TASK TO COMPLETE: From the very first line of the data to the line containing "errs = [e_02, e_04, e_06, e_08, e_10]", retype everything exactly, leaving the pictures behind.

SUPPLIED DATA:
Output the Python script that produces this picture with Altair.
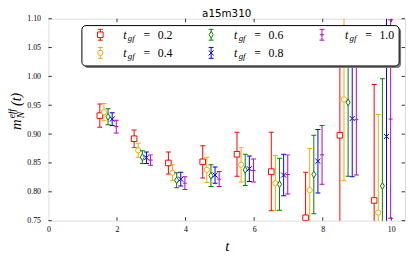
import altair as alt
import pandas as pd

# ---------------- data ----------------
t_vals = [1, 2, 3, 4, 5, 6, 7, 8, 9]
tgf_labels = ["0.2", "0.4", "0.6", "0.8", "1.0"]

m_02 = [0.932, 0.892, 0.850, 0.852, 0.865, 0.835, 0.755, 0.898, 0.785]
e_02 = [0.020, 0.015, 0.019, 0.028, 0.038, 0.068, 0.079, 0.165, 0.201]
m_04 = [0.938, 0.872, 0.833, 0.838, 0.847, 0.815, 0.803, 0.960, 0.764]
e_04 = [0.015, 0.012, 0.014, 0.022, 0.030, 0.048, 0.072, 0.141, 0.170]
m_06 = [0.930, 0.860, 0.820, 0.828, 0.838, 0.813, 0.830, 0.955, 0.810]
e_06 = [0.014, 0.011, 0.013, 0.019, 0.027, 0.045, 0.068, 0.128, 0.186]
m_08 = [0.926, 0.859, 0.822, 0.829, 0.840, 0.829, 0.853, 0.927, 0.896]
e_08 = [0.011, 0.010, 0.012, 0.014, 0.022, 0.036, 0.055, 0.101, 0.260]
m_10 = [0.913, 0.855, 0.815, 0.822, 0.837, 0.830, 0.864, 0.925, 0.926]
e_10 = [0.011, 0.009, 0.011, 0.013, 0.020, 0.034, 0.051, 0.096, 0.172]

x_tick_vals = [0, 2, 4, 6, 8, 10]
y_tick_vals = [0.75, 0.80, 0.85, 0.90, 0.95, 1.00, 1.05, 1.10]
title_text = "a15m310"

means = [m_02, m_04, m_06, m_08, m_10]
errs = [e_02, e_04, e_06, e_08, e_10]

# ---------------- styles ----------------
colors = ["#ff0000", "#ffa500", "#008000", "#0000ff", "#bf00bf"]
dodge = [0.50, 0.62, 0.74, 0.86, 0.98]
DIAMOND = "M0,-1L0.6,0L0,1L-0.6,0Z"
XMARK = "M-1,-1L1,1M-1,1L1,-1"
marker_styles = [
    dict(shape="square", size=32, filled=True, fill="white"),
    dict(shape="circle", size=28, filled=True, fill="white"),
    dict(shape=DIAMOND, size=48, filled=True, fill="white"),
    dict(shape=XMARK, size=26, filled=False),
    dict(shape="stroke", size=18, filled=False),
]

W, H = 362, 205
SERIF = "Liberation Serif"
FRAME = "#333333"

xscale = alt.Scale(domain=[0, 10.4], nice=False, zero=False)
yscale = alt.Scale(domain=[0.75, 1.10], nice=False, zero=False)
xax = alt.Axis(values=x_tick_vals, format="d", ticks=False, domain=False, grid=False,
               labelFont=SERIF, labelFontSize=8, labelColor="black", labelPadding=5,
               labelFlush=False, labelOverlap=False,
               title="t", titleFont=SERIF, titleFontStyle="italic", titleFontSize=15,
               titleFontWeight="normal", titleColor="black", titlePadding=5)
yax = alt.Axis(values=y_tick_vals, format=".2f", ticks=False, domain=False, grid=False,
               labelFont=SERIF, labelFontSize=8, labelColor="black", labelPadding=8,
               labelFlush=False, labelOverlap=False, title=None)

X = alt.X("x:Q", scale=xscale, axis=xax)

layers = []
one = pd.DataFrame({"k": [0]})

# ---------------- inner ticks ----------------
xt = pd.DataFrame({"x": x_tick_vals[1:]})
yt = pd.DataFrame({"y": y_tick_vals})
TL = 3.5
layers.append(alt.Chart(xt).mark_rule(color=FRAME, strokeWidth=1).encode(
    x=X, y=alt.value(H), y2=alt.value(H - TL)))
layers.append(alt.Chart(xt).mark_rule(color=FRAME, strokeWidth=1).encode(
    x=X, y=alt.value(0), y2=alt.value(TL)))
layers.append(alt.Chart(yt).mark_rule(color=FRAME, strokeWidth=1).encode(
    y=alt.Y("y:Q", scale=yscale, axis=yax), x=alt.value(0), x2=alt.value(TL)))
layers.append(alt.Chart(yt).mark_rule(color=FRAME, strokeWidth=1).encode(
    y=alt.Y("y:Q", scale=yscale, axis=yax), x=alt.value(W), x2=alt.value(W - TL)))

# ---------------- error bar series ----------------
for i in range(5):
    c = colors[i]
    df = pd.DataFrame({"x": [t + dodge[i] for t in t_vals], "y": means[i], "e": errs[i]})
    base = alt.Chart(df).transform_calculate(lo="datum.y - datum.e", hi="datum.y + datum.e")
    layers.append(base.mark_rule(color=c, strokeWidth=1, clip=True).encode(
        x=X, y=alt.Y("lo:Q", scale=yscale, axis=yax), y2="hi:Q"))
    for fld in ["lo", "hi"]:
        layers.append(base.mark_tick(orient="horizontal", size=5, thickness=1, color=c,
                                     clip=True, opacity=1).encode(
            x=X, y=alt.Y(fld + ":Q", scale=yscale, axis=yax)))
    ms = marker_styles[i]
    kw = dict(shape=ms["shape"], size=ms["size"], filled=ms["filled"], stroke=c,
              strokeWidth=1, opacity=1, clip=True)
    if ms["filled"]:
        kw["fill"] = ms["fill"]
    layers.append(base.mark_point(**kw).encode(
        x=X, y=alt.Y("y:Q", scale=yscale, axis=yax)))

# ---------------- legend (drawn box) ----------------
LX0, LX1, LY0, LY1 = 34, 356, 7, 48
layers.append(alt.Chart(one).mark_rect(cornerRadius=4, fill="#7a7a7a").encode(
    x=alt.value(LX0 + 2), x2=alt.value(LX1 + 2), y=alt.value(LY0 + 2), y2=alt.value(LY1 + 2)))
layers.append(alt.Chart(one).mark_rect(cornerRadius=4, fill="white", stroke="black",
                                       strokeWidth=1).encode(
    x=alt.value(LX0), x2=alt.value(LX1), y=alt.value(LY0), y2=alt.value(LY1)))

col_x = [52.7, 165.2, 277.7]
row_y = [16.3, 34.7]
for i in range(5):
    c = colors[i]
    col, row = i // 2, i % 2
    px, py = col_x[col], row_y[row]
    layers.append(alt.Chart(one).mark_rule(color=c, strokeWidth=1).encode(
        x=alt.value(px), y=alt.value(py - 5.5), y2=alt.value(py + 5.5)))
    for dy in (-5.5, 5.5):
        layers.append(alt.Chart(one).mark_rule(color=c, strokeWidth=1).encode(
            x=alt.value(px - 2.5), x2=alt.value(px + 2.5), y=alt.value(py + dy)))
    ms = marker_styles[i]
    kw = dict(shape=ms["shape"], size=ms["size"], filled=ms["filled"], stroke=c,
              strokeWidth=1, opacity=1)
    if ms["filled"]:
        kw["fill"] = ms["fill"]
    layers.append(alt.Chart(one).mark_point(**kw).encode(x=alt.value(px), y=alt.value(py)))
    tx = px + 23.3
    base_y = py + 4.2
    layers.append(alt.Chart(one).mark_text(text="t", font=SERIF, fontStyle="italic",
                                           fontSize=12, align="left", baseline="alphabetic",
                                           color="black").encode(
        x=alt.value(tx), y=alt.value(base_y)))
    layers.append(alt.Chart(one).mark_text(text="gf", font=SERIF, fontStyle="italic",
                                           fontSize=9, align="left", baseline="alphabetic",
                                           color="black").encode(
        x=alt.value(tx + 4.6), y=alt.value(base_y + 2.5)))
    layers.append(alt.Chart(one).mark_text(text="=", font=SERIF, fontSize=12, align="left",
                                           baseline="alphabetic", color="black").encode(
        x=alt.value(tx + 20.5), y=alt.value(base_y)))
    layers.append(alt.Chart(one).mark_text(text=tgf_labels[i], font=SERIF, fontSize=12,
                                           align="left", baseline="alphabetic",
                                           color="black").encode(
        x=alt.value(tx + 35), y=alt.value(base_y)))

# ---------------- title ----------------
layers.append(alt.Chart(one).mark_text(text=title_text, font="DejaVu Sans", fontSize=10.5,
                                       align="center", baseline="alphabetic",
                                       color="black").encode(
    x=alt.value(W / 2), y=alt.value(-1.6)))

# ---------------- y-axis label  m_N^{eff}(t) ----------------
def ylab(txt, x, y, size, align):
    return alt.Chart(one).mark_text(text=txt, font=SERIF, fontStyle="italic", fontSize=size,
                                    angle=270, align=align, baseline="alphabetic",
                                    color="black").encode(x=alt.value(x), y=alt.value(y))

layers.append(ylab("m", -28, 113, 15, "left"))
layers.append(ylab("N", -24.5, 101, 10, "left"))
layers.append(ylab("eff", -33.5, 101, 9.5, "left"))
layers.append(ylab("(t)", -28, 88.5, 14, "left"))

chart = alt.layer(*layers).properties(
    width=W, height=H,
    autosize=alt.AutoSizeParams(type="none"),
    padding={"left": 41, "top": 9, "right": 2, "bottom": 32},
).configure_view(stroke=FRAME, strokeWidth=1.2).configure(background="white")

chart.save("out.html", embed_options={"renderer": "svg", "actions": False})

OUTPUT FOR THIS TASK:
Output the Python script that produces this picture with Altair.
import altair as alt
import pandas as pd

# ---------------- data ----------------
t_vals = [1, 2, 3, 4, 5, 6, 7, 8, 9]
tgf_labels = ["0.2", "0.4", "0.6", "0.8", "1.0"]

m_02 = [0.932, 0.892, 0.850, 0.852, 0.865, 0.835, 0.755, 0.898, 0.785]
e_02 = [0.020, 0.015, 0.019, 0.028, 0.038, 0.068, 0.079, 0.165, 0.201]
m_04 = [0.938, 0.872, 0.833, 0.838, 0.847, 0.815, 0.803, 0.960, 0.764]
e_04 = [0.015, 0.012, 0.014, 0.022, 0.030, 0.048, 0.072, 0.141, 0.170]
m_06 = [0.930, 0.860, 0.820, 0.828, 0.838, 0.813, 0.830, 0.955, 0.810]
e_06 = [0.014, 0.011, 0.013, 0.019, 0.027, 0.045, 0.068, 0.128, 0.186]
m_08 = [0.926, 0.859, 0.822, 0.829, 0.840, 0.829, 0.853, 0.927, 0.896]
e_08 = [0.011, 0.010, 0.012, 0.014, 0.022, 0.036, 0.055, 0.101, 0.260]
m_10 = [0.913, 0.855, 0.815, 0.822, 0.837, 0.830, 0.864, 0.925, 0.926]
e_10 = [0.011, 0.009, 0.011, 0.013, 0.020, 0.034, 0.051, 0.096, 0.172]

x_tick_vals = [0, 2, 4, 6, 8, 10]
y_tick_vals = [0.75, 0.80, 0.85, 0.90, 0.95, 1.00, 1.05, 1.10]
title_text = "a15m310"

means = [m_02, m_04, m_06, m_08, m_10]
errs = [e_02, e_04, e_06, e_08, e_10]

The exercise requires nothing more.